Scroll forward to 2006: The federal Alcohol Tobacco Tax and Trade Bureau (TTB) had tightened many federal laws, often using Oregon’s rules as a justification. As a result, many 1977 Oregon rules became moot. A rewriting allowed them to be made a little more practical. Thus, only 95 percent (rather than 100 percent) of a wine had to come from a named appellation. However, the remaining 5 percent still had to come from Oregon; no cutting with out-of-state bulk wine was permitted — the one exception being if the appellation crossed state lines, as with the Walla Walla Valley AVA, partly in Oregon and partly in Washington.
As viticultural and enological experience in the region grew, the variations within the Willamette Valley AVA came into sharp relief. Wineries petitioned for, and received, approval for several sub-AVAs: the Ribbon Ridge, Dundee Hills, Yamhill-Carlton, Eola-Amity Hills, McMinnville, and Chehalem Mountains AVAs were all born in rapid succession in the late twentieth century. It was Adelsheim who petitioned, successfully, for the Chehalem Mountains designation.

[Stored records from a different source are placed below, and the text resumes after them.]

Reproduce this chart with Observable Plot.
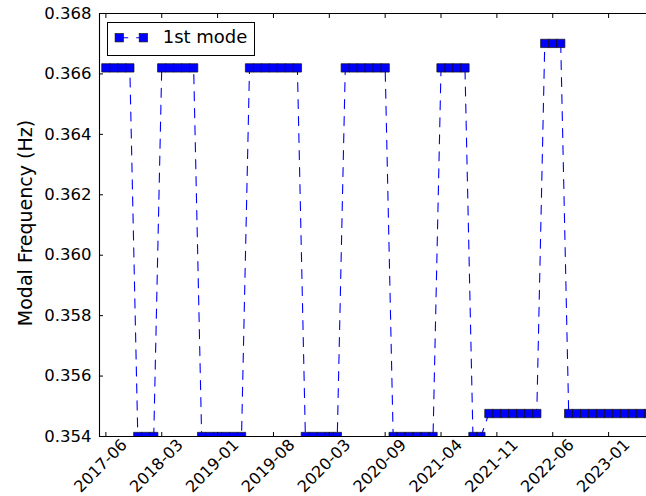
<!DOCTYPE html>
<html>
<head>
<meta charset="utf-8">
<script src="https://cdn.jsdelivr.net/npm/d3@7"></script>
<script src="https://cdn.jsdelivr.net/npm/@observablehq/plot@0.6"></script>
<style>
  body { margin: 0; background: #fff; font-family: "DejaVu Sans", sans-serif; }
  #fig { position: relative; width: 646px; height: 496px; overflow: hidden; }
  #legend { position: absolute; left: 107px; top: 22px; }
</style>
</head>
<body>
<div id="fig"></div>
<script>
// Tick labels sit on every 7th sample
const tickSamples = [0, 7, 14, 21, 28, 35, 42, 49, 56, 63];
const tickLabels = ["2017-06", "2018-03", "2019-01", "2019-08", "2020-03",
                    "2020-09", "2021-04", "2021-11", "2022-06", "2023-01"];
const yTicks = [0.354, 0.356, 0.358, 0.360, 0.362, 0.364, 0.366, 0.368];

// Identified first-mode frequency (Hz), one value per sample
const firstMode = [
  0.36620, 0.36620, 0.36620, 0.36620,
  0.35400, 0.35400, 0.35400,
  0.36620, 0.36620, 0.36620, 0.36620, 0.36620,
  0.35400, 0.35400, 0.35400, 0.35400, 0.35400, 0.35400,
  0.36620, 0.36620, 0.36620, 0.36620, 0.36620, 0.36620, 0.36620,
  0.35400, 0.35400, 0.35400, 0.35400, 0.35400,
  0.36620, 0.36620, 0.36620, 0.36620, 0.36620, 0.36620,
  0.35400, 0.35400, 0.35400, 0.35400, 0.35400, 0.35400,
  0.36620, 0.36620, 0.36620, 0.36620,
  0.35400, 0.35400,
  0.35476, 0.35476, 0.35476, 0.35476, 0.35476, 0.35476, 0.35476,
  0.36701, 0.36701, 0.36701,
  0.35476, 0.35476, 0.35476, 0.35476, 0.35476, 0.35476, 0.35476, 0.35476,
  0.35476, 0.35476, 0.35476
];

const rows = firstMode.map((f, i) => ({sample: i, f}));
const blue = "#0000ff";
const xMin = -0.8, xMax = 67.75;

const chart = Plot.plot({
  width: 646,
  height: 496,
  marginTop: 13,
  marginBottom: 60,
  marginLeft: 99,
  marginRight: 0,
  style: {fontFamily: "DejaVu Sans, sans-serif", fontSize: "16px", color: "#000", background: "#fff"},
  x: {domain: [xMin, xMax], axis: null},
  y: {domain: [0.354, 0.368], axis: null},
  marks: [
    Plot.line(rows, {x: "sample", y: "f", stroke: blue, strokeWidth: 1.1, strokeDasharray: "9,8", clip: true}),
    Plot.dot(rows, {x: "sample", y: "f", symbol: "square", r: 4.7, fill: blue, stroke: "#111", strokeWidth: 0.7, clip: true}),
    // axes frame (left, bottom, top)
    Plot.ruleY([0.354, 0.368], {stroke: "#000", strokeWidth: 1.1}),
    Plot.ruleX([xMin], {stroke: "#000", strokeWidth: 1.1}),
    // inward tick marks
    Plot.axisX(tickSamples, {anchor: "bottom", tickSize: -4, fill: "none", label: null}),
    Plot.axisX(tickSamples, {anchor: "top", tickSize: -4, fill: "none", label: null}),
    Plot.axisY(yTicks, {anchor: "left", tickSize: -4, fill: "none", label: null}),
    // y tick labels
    Plot.axisY(yTicks, {anchor: "left", tickSize: 0, tickPadding: 8, tickFormat: d3.format(".3f"), label: null, fontSize: 16.5}),
    // rotated date labels under the x ticks
    Plot.text(tickSamples, {
      x: d => d, text: (d, k) => tickLabels[k], frameAnchor: "bottom",
      dy: 33, dx: -1.5, rotate: -45, textAnchor: "middle", fontSize: 16, fill: "#000"
    }),
    Plot.text(["Modal Frequency (Hz)"], {
      frameAnchor: "left", dx: -74, dy: -2, rotate: -90, textAnchor: "middle", fontSize: 19, fill: "#000"
    })
  ]
});

const fig = document.getElementById("fig");
fig.appendChild(chart);

// legend box
fig.insertAdjacentHTML("beforeend", `
<svg id="legend" width="148" height="34">
  <rect x="0.5" y="0.5" width="147" height="33" fill="#fff" stroke="#000" stroke-width="1"/>
  <line x1="12.2" y1="15.7" x2="36.3" y2="15.7" stroke="${blue}" stroke-width="1.1" stroke-dasharray="9,8"/>
  <rect x="8.1" y="11.6" width="8.3" height="8.3" fill="${blue}" stroke="#111" stroke-width="0.7"/>
  <rect x="32.2" y="11.6" width="8.3" height="8.3" fill="${blue}" stroke="#111" stroke-width="0.7"/>
  <text x="55.7" y="20.7" font-family="DejaVu Sans, sans-serif" font-size="18" fill="#000">1st mode</text>
</svg>`);
</script>
</body>
</html>
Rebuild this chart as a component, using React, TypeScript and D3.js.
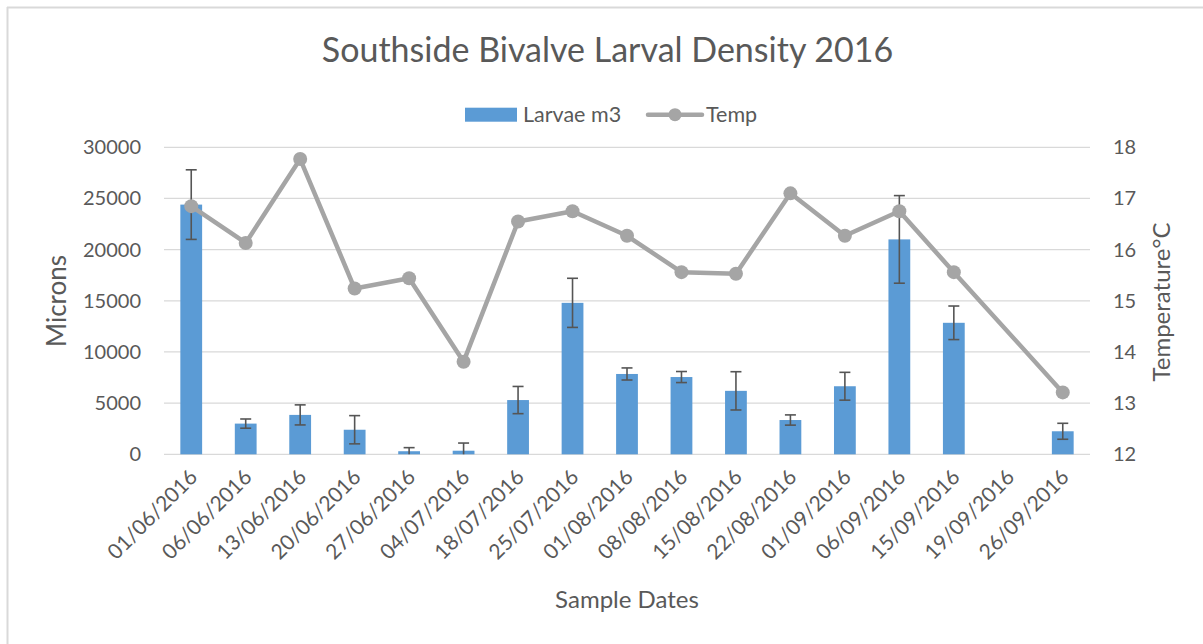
import React from "react";
import * as d3 from "d3";

const dates = [
  "01/06/2016", "06/06/2016", "13/06/2016", "20/06/2016", "27/06/2016", "04/07/2016",
  "18/07/2016", "25/07/2016", "01/08/2016", "08/08/2016", "15/08/2016", "22/08/2016",
  "01/09/2016", "06/09/2016", "15/09/2016", "19/09/2016", "26/09/2016",
];
const larvae: (number | null)[] = [
  24400, 3000, 3850, 2400, 300, 350, 5300, 14800, 7850, 7550, 6200, 3350, 6650, 21000, 12850, null, 2250,
];
const larvaeErr: (number | null)[] = [
  3400, 450, 980, 1380, 350, 750, 1330, 2400, 590, 540, 1870, 500, 1360, 4280, 1640, null, 780,
];
const temp: (number | null)[] = [
  16.85, 16.13, 17.77, 15.24, 15.44, 13.81, 16.55, 16.75, 16.27, 15.56, 15.53, 17.1, 16.27, 16.75, 15.56, null, 13.21,
];
const leftTicks = [0, 5000, 10000, 15000, 20000, 25000, 30000];
const rightTicks = [12, 13, 14, 15, 16, 17, 18];

const W = 1203;
const H = 644;
const FONT = "Lato, 'Open Sans', sans-serif";
const TXT = "#595959";
const GRID = "#d9d9d9";
const BAR = "#5b9bd5";
const LINE = "#a5a5a5";
const ERR = "#555555";

export default function App() {
  const left = 164, right = 1090, top = 147.3, bottom = 454.3;
  const band = d3.scaleBand<string>().domain(dates).range([left, right]);
  const yL = d3.scaleLinear().domain([0, 30000]).range([bottom, top]);
  const yR = d3.scaleLinear().domain([12, 18]).range([bottom, top]);
  const cx = (d: string) => (band(d) as number) + band.bandwidth() / 2;
  const bw = band.bandwidth() / 2.5;

  const pts = dates
    .map((d, i) => ({ d, v: temp[i] }))
    .filter((p) => p.v !== null) as { d: string; v: number }[];
  const lineGen = d3.line<{ d: string; v: number }>().x((p) => cx(p.d)).y((p) => yR(p.v));

  return (
    <svg width={W} height={H} style={{ position: "absolute", left: 0, top: 0, background: "#fff" }} fontFamily={FONT}>
      <rect x={0} y={0} width={W} height={H} fill="#fff" />
      <line x1={7} y1={7.5} x2={W} y2={7.5} stroke={GRID} strokeWidth={2} />
      <line x1={7.5} y1={7} x2={7.5} y2={H} stroke={GRID} strokeWidth={2} />

      <text x={607.5} y={62} textAnchor="middle" fontSize={34} fill={TXT}>
        Southside Bivalve Larval Density 2016
      </text>

      {/* legend */}
      <rect x={465} y={107.7} width={52} height={14} fill={BAR} />
      <text x={523} y={121.5} fontSize={21.5} fill={TXT}>Larvae m3</text>
      <line x1={648} y1={114.7} x2={702} y2={114.7} stroke={LINE} strokeWidth={4.5} strokeLinecap="round" />
      <circle cx={675} cy={114.7} r={6.5} fill={LINE} />
      <text x={706} y={121.5} fontSize={21.5} fill={TXT}>Temp</text>

      {/* gridlines */}
      {leftTicks.map((t) => (
        <line key={"g" + t} x1={left} x2={right} y1={yL(t)} y2={yL(t)} stroke={GRID} strokeWidth={1.3} />
      ))}

      {/* left ticks */}
      {leftTicks.map((t) => (
        <text key={"l" + t} x={141} y={yL(t)} dy="0.35em" textAnchor="end" fontSize={20} fill={TXT}>
          {t}
        </text>
      ))}
      {rightTicks.map((t) => (
        <text key={"r" + t} x={1113} y={yR(t)} dy="0.35em" textAnchor="start" fontSize={20} fill={TXT}>
          {t}
        </text>
      ))}

      {/* bars */}
      {dates.map((d, i) =>
        larvae[i] === null ? null : (
          <rect key={"b" + d} x={cx(d) - bw / 2} y={yL(larvae[i] as number)} width={bw}
            height={bottom - yL(larvae[i] as number)} fill={BAR} />
        )
      )}

      {/* error bars */}
      {dates.map((d, i) => {
        const v = larvae[i];
        const e = larvaeErr[i];
        if (v === null || e === null) return null;
        const y1 = yL(v + e);
        const y2 = yL(Math.max(0, v - e));
        const c = cx(d);
        return (
          <g key={"e" + d} stroke={ERR} strokeWidth={1.6}>
            <line x1={c} x2={c} y1={y1} y2={y2} />
            <line x1={c - 5.5} x2={c + 5.5} y1={y1} y2={y1} />
            {v - e > 0 && <line x1={c - 5.5} x2={c + 5.5} y1={y2} y2={y2} />}
          </g>
        );
      })}

      {/* temp line */}
      <path d={lineGen(pts) || ""} fill="none" stroke={LINE} strokeWidth={4.5} strokeLinejoin="round" />
      {pts.map((p) => (
        <circle key={"c" + p.d} cx={cx(p.d)} cy={yR(p.v)} r={7} fill={LINE} />
      ))}

      {/* x labels */}
      {dates.map((d) => (
        <text key={"x" + d} transform={`translate(${cx(d) - 3},${468}) rotate(-45)`} textAnchor="end"
          fontSize={21} fill={TXT} dy="0.7em">
          {d}
        </text>
      ))}

      <text x={627} y={608} textAnchor="middle" fontSize={24} fill={TXT}>Sample Dates</text>
      <text transform={`translate(66,301) rotate(-90)`} textAnchor="middle" fontSize={26} fill={TXT}>Microns</text>
      <text transform={`translate(1170,302) rotate(-90)`} textAnchor="middle" fontSize={24} fill={TXT}>Temperature°C</text>
    </svg>
  );
}
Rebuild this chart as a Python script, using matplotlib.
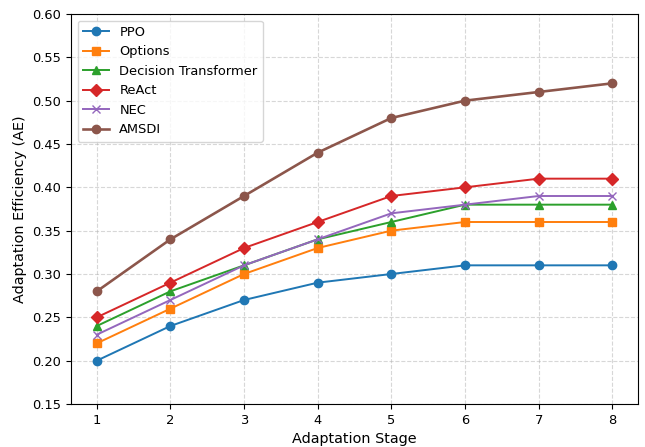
import matplotlib
matplotlib.use("Agg")
import matplotlib.pyplot as plt

stages = [1, 2, 3, 4, 5, 6, 7, 8]
ppo = [0.20, 0.24, 0.27, 0.29, 0.30, 0.31, 0.31, 0.31]
options = [0.22, 0.26, 0.30, 0.33, 0.35, 0.36, 0.36, 0.36]
dt = [0.24, 0.28, 0.31, 0.34, 0.36, 0.38, 0.38, 0.38]
react = [0.25, 0.29, 0.33, 0.36, 0.39, 0.40, 0.41, 0.41]
nec = [0.23, 0.27, 0.31, 0.34, 0.37, 0.38, 0.39, 0.39]
amsdi = [0.28, 0.34, 0.39, 0.44, 0.48, 0.50, 0.51, 0.52]

s = 0.94
plt.rcParams['font.size'] = 10 * s
plt.rcParams['lines.linewidth'] = 1.5 * s
plt.rcParams['lines.markersize'] = 6

fig = plt.figure(figsize=(6.45, 4.47), dpi=100)
ax = fig.add_axes([71/645, 1-404/447, (638-71)/645, (404-14)/447])

ax.plot(stages, ppo, marker='o', label='PPO', color='#1f77b4')
ax.plot(stages, options, marker='s', label='Options', color='#ff7f0e')
ax.plot(stages, dt, marker='^', label='Decision Transformer', color='#2ca02c')
ax.plot(stages, react, marker='D', label='ReAct', color='#d62728')
ax.plot(stages, nec, marker='x', label='NEC', color='#9467bd')
ax.plot(stages, amsdi, marker='o', label='AMSDI', color='#8c564b', linewidth=2 * s)

ax.set_ylim(0.15, 0.60)
ax.set_yticks([0.15, 0.20, 0.25, 0.30, 0.35, 0.40, 0.45, 0.50, 0.55, 0.60])
ax.set_xticks(stages)
ax.set_xlabel('Adaptation Stage', fontsize=11 * s)
ax.set_ylabel('Adaptation Efficiency (AE)', fontsize=11 * s)
ax.grid(True, linestyle='--', alpha=0.5)
ax.legend(loc='upper left')

fig.savefig('out.png', dpi=100)
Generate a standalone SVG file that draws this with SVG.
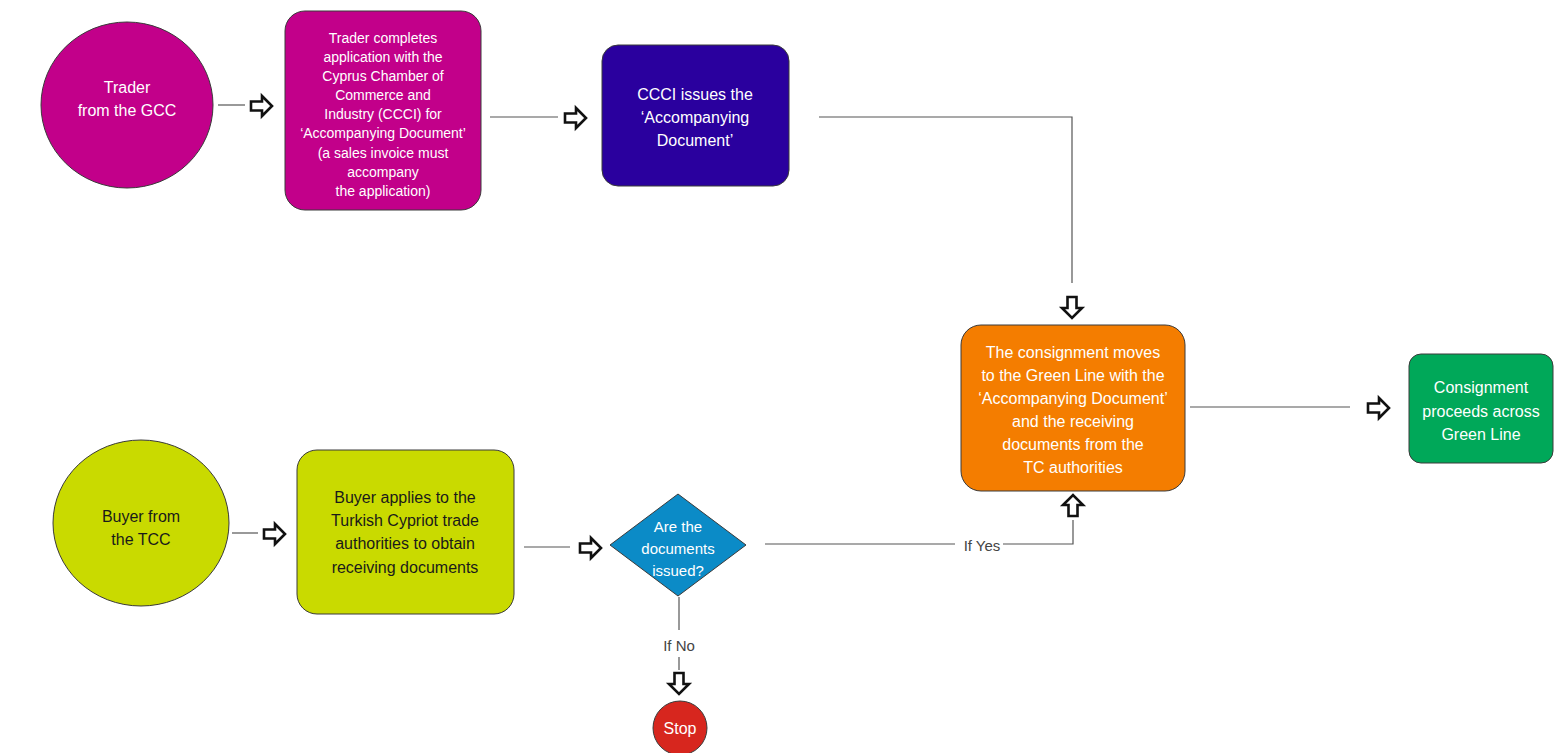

The area is characterized by dramatic changes in altitude and climate. The temperature falls and rainfall increases with higher altitudes. Thus, there is a three-week difference in ripening time between the vineyards at 200 feet and those at 900 feet. Soils are also varied, with three major types. Red basaltic — the product of volcanic activity — gives red-fruit flavors to the pinot noir. Marine sedimentary soils give black-fruit character. Loess is a loosely compacted yellow-grey sediment that, in Oregon, is mainly silt. It provides good drainage and is suitable for both white and red grapes.
Seven of Adelsheim’s 10 estate vineyards are already in the Chehalem Mountains AVA. Grower contracts are being switched to vineyards within the AVA as they come up for renewal. For instance, the winery's entry level Willamette Valley pinot noir currently draws on sources from all over the valley, but will be sourced exclusively from the Chehalem Mountains AVA in the future.
Adelsheim's "Breaking Ground" Chehalem Mountains Pinot Noir 2014 ($45) is something of a sentinel for the change in direction. It is 88 percent estate-grown and was fashioned by Adelsheim's winemaker, Dave Paige, to epitomize the character of Chehalem Mountains’ pinot noir fruit. It is a complex wine with a nose of black raspberries and spices. In the mouth, the rich dark fruit is repeated and there are plush tannins.
It may seem odd that Adelsheim Vineyards should be in transition after 45 years but, looking back, change has been a constant for the winery, perhaps reflecting the character of its owner. I expect it to still be evolving 10 years from now.